Start
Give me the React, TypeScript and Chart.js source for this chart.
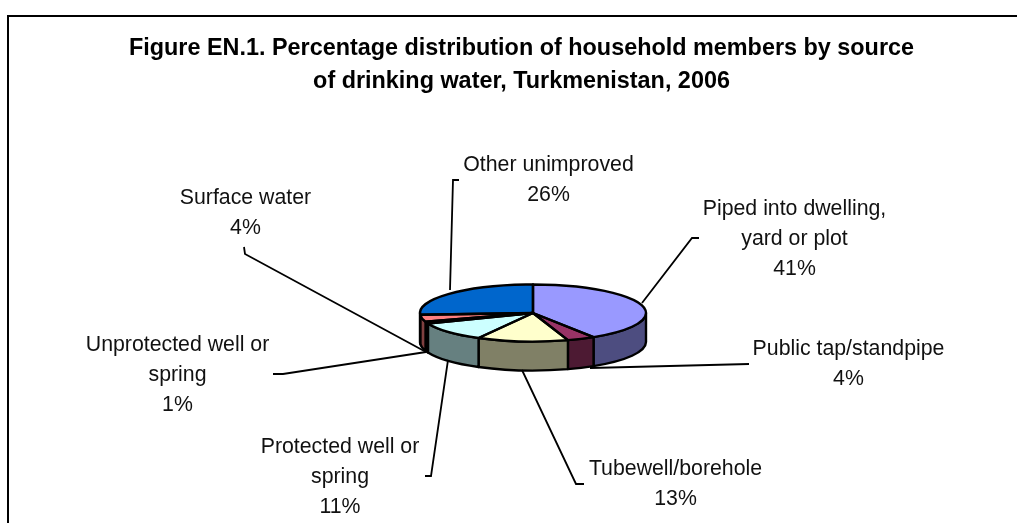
import React, { useEffect, useRef } from "react";
import { Chart, registerables } from "chart.js";

Chart.register(...registerables);

const titleLines = [
  "Figure EN.1. Percentage distribution of household members by source",
  "of drinking water, Turkmenistan, 2006",
];
const categories = [
  "Piped into dwelling, yard or plot",
  "Public tap/standpipe",
  "Tubewell/borehole",
  "Protected well or spring",
  "Unprotected well or spring",
  "Surface water",
  "Other unimproved",
];
const values = [41, 4, 13, 11, 1, 4, 26];
const labelLines = [
  ["Piped into dwelling,", "yard or plot"],
  ["Public tap/standpipe"],
  ["Tubewell/borehole"],
  ["Protected well or", "spring"],
  ["Unprotected well or", "spring"],
  ["Surface water"],
  ["Other unimproved"],
];
const topColors = ["#9999FF", "#993366", "#FFFFCC", "#CCFFFF", "#660066", "#FF8080", "#0066CC"];
const sideColors = ["#4D4D80", "#4D1A33", "#808066", "#668080", "#330033", "#804040", "#003366"];

// layout of the outside labels (centre x, first line y) and leader polylines
const labelPos: [number, number][] = [
  [794.5, 209], [848.5, 349], [675.5, 469], [340, 447], [177.5, 345], [245.5, 198], [548.5, 165],
];
const leaders: [number, number][][] = [
  [[699, 238], [692, 238], [642, 303]],
  [[749, 364], [590, 368]],
  [[584, 484], [576, 484], [522, 370]],
  [[425, 476], [431, 476], [448, 360]],
  [[273, 374], [283, 374], [426, 352]],
  [[244, 247], [245, 254], [426, 352]],
  [[459, 180], [453, 180], [450, 290]],
];

const PIE = { cx: 533, cy: 313, rx: 113, ry: 28.5, depth: 29 };
const FONT = "21.3px 'Liberation Sans', Arial, sans-serif";

const pie3d = {
  id: "pie3d",
  beforeDraw(chart: any) {
    const { ctx, width, height } = chart;
    ctx.save();
    ctx.fillStyle = "#fff";
    ctx.fillRect(0, 0, width, height);
    ctx.strokeStyle = "#000";
    ctx.lineWidth = 2;
    ctx.beginPath();
    ctx.moveTo(8, height);
    ctx.lineTo(8, 16);
    ctx.lineTo(width, 16);
    ctx.stroke();
    ctx.restore();
  },
  beforeDatasetDraw(chart: any) {
    const { ctx } = chart;
    const arcs = chart.getDatasetMeta(0).data;
    const { cx, cy, rx, ry, depth } = PIE;
    ctx.save();
    ctx.lineWidth = 2.4;
    ctx.strokeStyle = "#000";
    ctx.lineJoin = "round";
    arcs.forEach((arc: any, i: number) => {
      const a0 = Math.max(arc.startAngle, 0);
      const a1 = Math.min(arc.endAngle, Math.PI);
      if (a1 <= a0) return;
      ctx.beginPath();
      ctx.ellipse(cx, cy, rx, ry, 0, a0, a1);
      ctx.lineTo(cx + rx * Math.cos(a1), cy + ry * Math.sin(a1) + depth);
      ctx.ellipse(cx, cy + depth, rx, ry, 0, a1, a0, true);
      ctx.closePath();
      ctx.fillStyle = sideColors[i];
      ctx.fill();
      ctx.stroke();
    });
    ctx.restore();
    // squash the library's circular pie into the tilted top face
    const a = arcs[0];
    ctx.save();
    ctx.translate(cx, cy);
    ctx.scale(1, ry / rx);
    ctx.translate(-a.x, -a.y);
  },
  afterDatasetDraw(chart: any) {
    const { ctx } = chart;
    ctx.restore();
    const arcs = chart.getDatasetMeta(0).data;
    const { cx, cy, rx, ry } = PIE;
    ctx.save();
    ctx.lineWidth = 2.4;
    ctx.strokeStyle = "#000";
    ctx.lineJoin = "round";
    arcs.forEach((arc: any) => {
      ctx.beginPath();
      ctx.moveTo(cx, cy);
      ctx.ellipse(cx, cy, rx, ry, 0, arc.startAngle, arc.endAngle);
      ctx.closePath();
      ctx.stroke();
    });
    ctx.restore();
  },
  afterDatasetsDraw(chart: any) {
    const { ctx } = chart;
    ctx.save();
    ctx.strokeStyle = "#000";
    ctx.lineWidth = 1.8;
    leaders.forEach((pts) => {
      ctx.beginPath();
      pts.forEach(([x, y], k) => (k ? ctx.lineTo(x, y) : ctx.moveTo(x, y)));
      ctx.stroke();
    });
    ctx.fillStyle = "#111";
    ctx.font = FONT;
    ctx.textAlign = "center";
    ctx.textBaseline = "middle";
    labelLines.forEach((lines, i) => {
      const [x, y] = labelPos[i];
      [...lines, `${values[i]}%`].forEach((t, k) => ctx.fillText(t, x, y + k * 30));
    });
    ctx.restore();
  },
};

export default function App() {
  const ref = useRef<HTMLCanvasElement>(null);
  useEffect(() => {
    document.body.style.margin = "0";
    const chart = new Chart(ref.current!, {
      type: "pie",
      data: {
        labels: categories,
        datasets: [
          { data: values, backgroundColor: topColors, borderWidth: 0, radius: PIE.rx, clip: false } as any,
        ],
      },
      options: {
        responsive: false,
        animation: false,
        layout: { padding: { left: 26, top: 33 } },
        plugins: {
          legend: { display: false },
          tooltip: { enabled: false },
          title: {
            display: true,
            text: titleLines,
            color: "#000",
            font: { family: "'Liberation Sans', Arial, sans-serif", size: 23.4, weight: "bold", lineHeight: 1.37 },
            padding: 0,
          },
        },
      },
      plugins: [pie3d],
    });
    return () => chart.destroy();
  }, []);
  return (
    <div style={{ width: 1017, height: 523, overflow: "hidden" }}>
      <canvas ref={ref} width={1017} height={523} style={{ display: "block" }} />
    </div>
  );
}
End
(EXERCISE): Leave the pictures out and please restate exactly the lines running from the start of the material through the one with "Chart.register(...registerables);".

(TASK OUTPUT):
Give me the React, TypeScript and Chart.js source for this chart.
import React, { useEffect, useRef } from "react";
import { Chart, registerables } from "chart.js";

Chart.register(...registerables);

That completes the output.